First, there is strategy. Before design or code begins, the business needs clarity on audience, offers, positioning, conversion goals, and the role the website plays in customer acquisition. A nonprofit will need a different structure than a med spa. A local roofing company needs a different lead path than a coaching business.
Second, there is messaging. Many websites fail because they are vague. They say a company is committed to excellence, but they do not explain what makes the offer different or why someone should trust them. Good web content is specific, useful, and built to move a visitor forward.
Third, there is user experience. Navigation, page flow, mobile usability, and on-page hierarchy all affect whether a visitor stays engaged. If people cannot find basic information quickly, they leave.
Fourth, there is technical execution. The site has to load well, function correctly, and support search engines and users at the same time. This includes everything from image handling to schema to form behavior.
Finally, there is optimization. Launch is not the finish line. Real website performance improves through testing, content updates, SEO work, analytics review, and conversion adjustments over time.
What good website design and development should produce
A well-built website should do more than make a strong first impression. It should create measurable business value.
That may mean more qualified leads from organic search, a higher percentage of visitors contacting your team, better local visibility, stronger trust during the sales process, or less internal friction because forms, automations, and follow-up systems are working properly.
The exact outcome depends on the business model. For a service business, the priority may be booked consultations. For eCommerce, it may be average order value and checkout completion. For a multi-location brand, it may be local search visibility and consistent lead routing. There is no one-size-fits-all blueprint, which is why strategy matters so much at the beginning.
Trade-offs are part of the process too. A highly custom site may offer more flexibility, but it can cost more and take longer to build. A template-based approach may be faster, but it can limit scalability or brand differentiation. A feature-heavy website may look impressive, but if it slows down the user experience, it can hurt results. Good partners do not hide those trade-offs. They explain them clearly and build around the business case.

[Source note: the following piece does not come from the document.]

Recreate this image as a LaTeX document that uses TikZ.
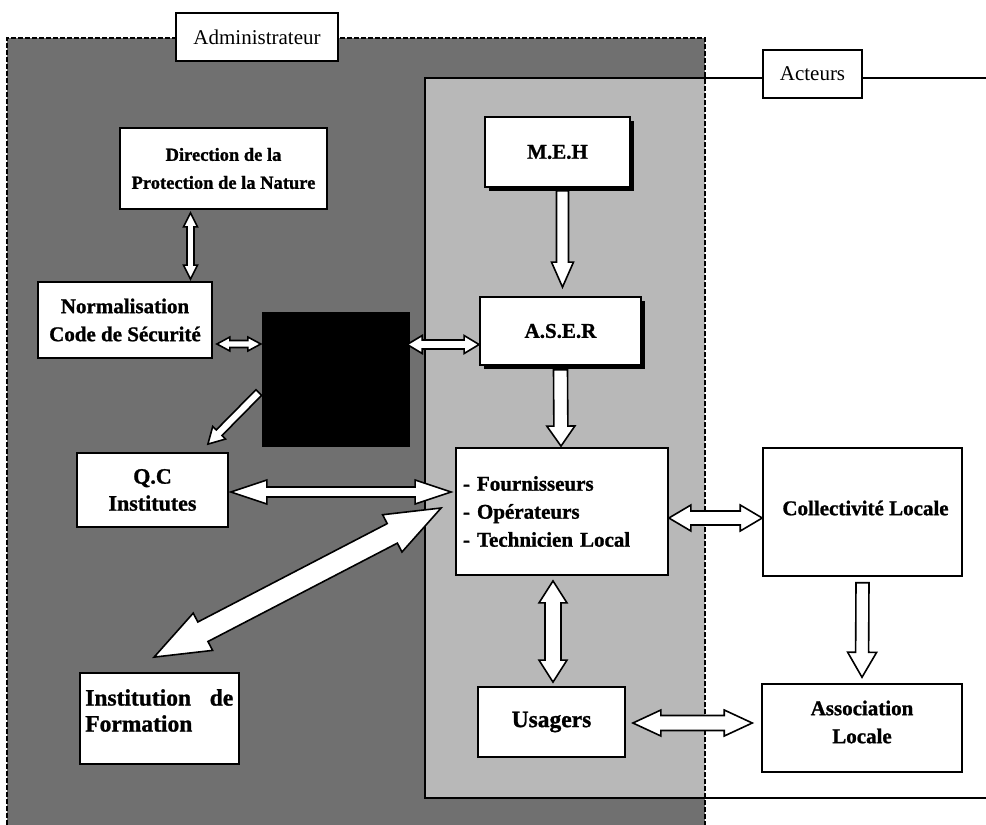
\documentclass[tikz,border=0pt]{standalone}
\usepackage{fontspec}
\setmainfont{Liberation Serif}
\newfontfamily\heavy{Liberation Serif}[BoldFeatures={FakeBold=1.1}]
\usetikzlibrary{calc,shadows}

\definecolor{darkzone}{gray}{0.44}
\definecolor{lightzone}{gray}{0.72}

% hollow double-headed block arrow: start, end, shaft half width, head half width, head length
\newcommand\twoway[5]{%
  \coordinate (ta) at (#1);
  \coordinate (tb) at (#2);
  \coordinate (ha) at ($(ta)!#5!(tb)$);
  \coordinate (hb) at ($(tb)!#5!(ta)$);
  \draw[fatarrow] (ta) -- ($(ha)!#4!90:(tb)$) -- ($(ha)!#3!90:(tb)$)
    -- ($(hb)!#3!-90:(ta)$) -- ($(hb)!#4!-90:(ta)$) -- (tb)
    -- ($(hb)!#4!90:(ta)$) -- ($(hb)!#3!90:(ta)$)
    -- ($(ha)!#3!-90:(tb)$) -- ($(ha)!#4!-90:(tb)$) -- cycle;
}
% hollow single-headed block arrow: start, tip, shaft half width, head half width, head length
\newcommand\oneway[5]{%
  \coordinate (ta) at (#1);
  \coordinate (tb) at (#2);
  \coordinate (hb) at ($(tb)!#5!(ta)$);
  \draw[fatarrow] ($(ta)!#3!90:(tb)$) -- ($(hb)!#3!-90:(ta)$) -- ($(hb)!#4!-90:(ta)$)
    -- (tb) -- ($(hb)!#4!90:(ta)$) -- ($(hb)!#3!90:(ta)$) -- ($(ta)!#3!-90:(tb)$) -- cycle;
}

\begin{document}
\begin{tikzpicture}[x=1pt,y=-1pt,
  box/.style={draw=black, fill=white, line width=1.8pt, inner sep=0pt, align=center,
    font=\heavy\bfseries\fontsize{21}{28}\selectfont},
  shadowed/.style={drop shadow={shadow xshift=3.5pt, shadow yshift=-3.5pt, opacity=1, fill=black}},
  tag/.style={draw=black, fill=white, line width=1.4pt, inner sep=0pt,
    minimum height=48pt, font=\fontsize{21}{26}\selectfont},
  txt/.style={inner sep=0pt, align=center, font=\heavy\bfseries\fontsize{21}{28}\selectfont},
  fatarrow/.style={draw=black, fill=white, line width=1.6pt, line join=miter}]

\fill[white] (0,0) rectangle (986,825);
\useasboundingbox (0,0) rectangle (986,825);

% administrator zone (dark) and actors zone (light)
\fill[darkzone] (7,38) rectangle (705,825);
\fill[lightzone] (425,78) rectangle (705,798);
\draw[line width=1.8pt] (986,78) -- (425,78) -- (425,798) -- (986,798);
\draw[line width=2pt, dash pattern=on 5pt off 2pt] (7,825) -- (7,38) -- (705,38) -- (705,825);

\node[tag, minimum width=162pt] (adm) at (257,37) {Administrateur};
\node[tag, minimum width=99pt] (act) at (812.5,74) {Acteurs};

% administrator side
\node[box, minimum width=207pt, minimum height=81pt,
  font=\heavy\bfseries\fontsize{18.5}{28}\selectfont] (dir) at (223.5,168.5)
  {Direction de la\\Protection de la Nature};
\node[box, minimum width=174pt, minimum height=76pt] (norm) at (125,320)
  {Normalisation\\Code de Sécurité};
\node[fill=black, inner sep=0pt, minimum width=148pt, minimum height=135pt] (blk) at (336,379.5) {};
\node[box, minimum width=151pt, minimum height=74pt,
  font=\heavy\bfseries\fontsize{22}{27}\selectfont] (qc) at (152.5,490) {Q.C\\Institutes};
\node[box, minimum width=159pt, minimum height=91pt] (inst) at (159.5,718.5) {};
\node[txt, align=left, text width=148pt, font=\heavy\bfseries\fontsize{23.5}{26}\selectfont,
  anchor=west] (instT) at ($(inst.west)+(6,-8)$) {Institution\hfill de\\Formation};

% actors side
\node[box, shadowed, minimum width=145pt, minimum height=70pt] (meh) at (557.5,152) {M.E.H};
\node[box, shadowed, minimum width=161pt, minimum height=68pt] (aser) at (560.5,331) {A.S.E.R};
\node[box, minimum width=212pt, minimum height=127pt, text width=198pt, align=left] (four) at (562,511.5)
  {- Fournisseurs\\- Opérateurs\\- Technicien Local};
\node[box, minimum width=147pt, minimum height=70pt,
  font=\heavy\bfseries\fontsize{23.5}{28}\selectfont] (usag) at (551.5,722) {Usagers};
\node[box, line width=1.5pt, minimum width=199pt, minimum height=128pt] (coll) at (862.5,512) {};
\node[txt] (collT) at ($(coll.center)+(3,-4)$) {Collectivité Locale};
\node[box, line width=1.5pt, minimum width=200pt, minimum height=88pt] (assoc) at (862,728) {};
\node[txt] (assocT) at ($(assoc.center)+(0,-6)$) {Association\\Locale};

% links
\twoway{$(dir.south)+(-33,3)$}{$(ta |- norm.north)+(0,-2)$}{3.5pt}{7pt}{14pt}
\twoway{$(norm.east)+(4,24)$}{$(blk.west |- ta)+(-1,0)$}{3.5pt}{7pt}{13pt}
\twoway{$(blk.east)+(-3,-35)$}{aser.west |- ta}{4.5pt}{9pt}{15pt}
\oneway{$(blk.west)+(-3,13)$}{$(qc.north east)+(-21,-8)$}{4pt}{9pt}{16pt}
\twoway{$(qc.east)+(2,2)$}{$(four.west |- ta)+(-4,0)$}{5pt}{12pt}{36pt}
\twoway{$(inst.north west)+(75,-15)$}{$(four.west)+(-14,-3.5)$}{11pt}{21pt}{55pt}
\oneway{$(meh.south)+(5,3)$}{$(aser.north)+(2,-9)$}{6pt}{11pt}{25pt}
\oneway{$(aser.south)+(0,4)$}{$(four.north)+(-1,-1)$}{7pt}{14pt}{20pt}
\twoway{$(four.east)+(0,6.5)$}{coll.west |- ta}{7pt}{13pt}{22pt}
\twoway{$(four.south)+(-9,5)$}{$(ta |- usag.north)+(0,-4)$}{8pt}{14pt}{22pt}
\oneway{$(coll.south)+(0,6)$}{$(assoc.north)+(0,-6)$}{6.5pt}{14.5pt}{25pt}
\twoway{$(usag.east)+(7,1)$}{$(assoc.west |- ta)+(-9,0)$}{7.5pt}{13pt}{28pt}

\end{tikzpicture}
\end{document}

How to tell if your current site is missing the mark
You do not need a full audit to spot common warning signs. If your site gets traffic but few inquiries, that points to conversion problems. If it looks dated or inconsistent, trust may be suffering. If it loads slowly on mobile, you are likely losing users before they engage. If your team has to manually chase every lead because nothing connects behind the scenes, the website is not doing enough operational work.
Another red flag is when a site exists apart from the rest of your marketing. If your SEO, content, paid campaigns, and follow-up systems are all handled separately with no shared strategy, performance usually stalls. The strongest websites are not standalone projects. They are part of a coordinated growth system.
That is the mindset agencies like Dove Media Marketing bring to web projects. The website is not treated as the product. It is treated as the platform that supports visibility, conversion, and scale.
So, what is website design and development worth to your business?
It is worth whatever impact it has on your ability to attract attention, earn trust, and turn that attention into revenue.
That answer may sound blunt, but it is the right one. Website design and development are not abstract creative services. They are business functions. When they are done well, they help you compete more effectively, capture more demand, and operate with less waste. When they are done poorly, they create hidden drag across your entire marketing system.
If you are evaluating your next website project, ask a better question than "How do we want it to look?" Ask what the site needs to do for the business over the next 12 to 24 months. That is where smarter decisions start, and where better results usually follow.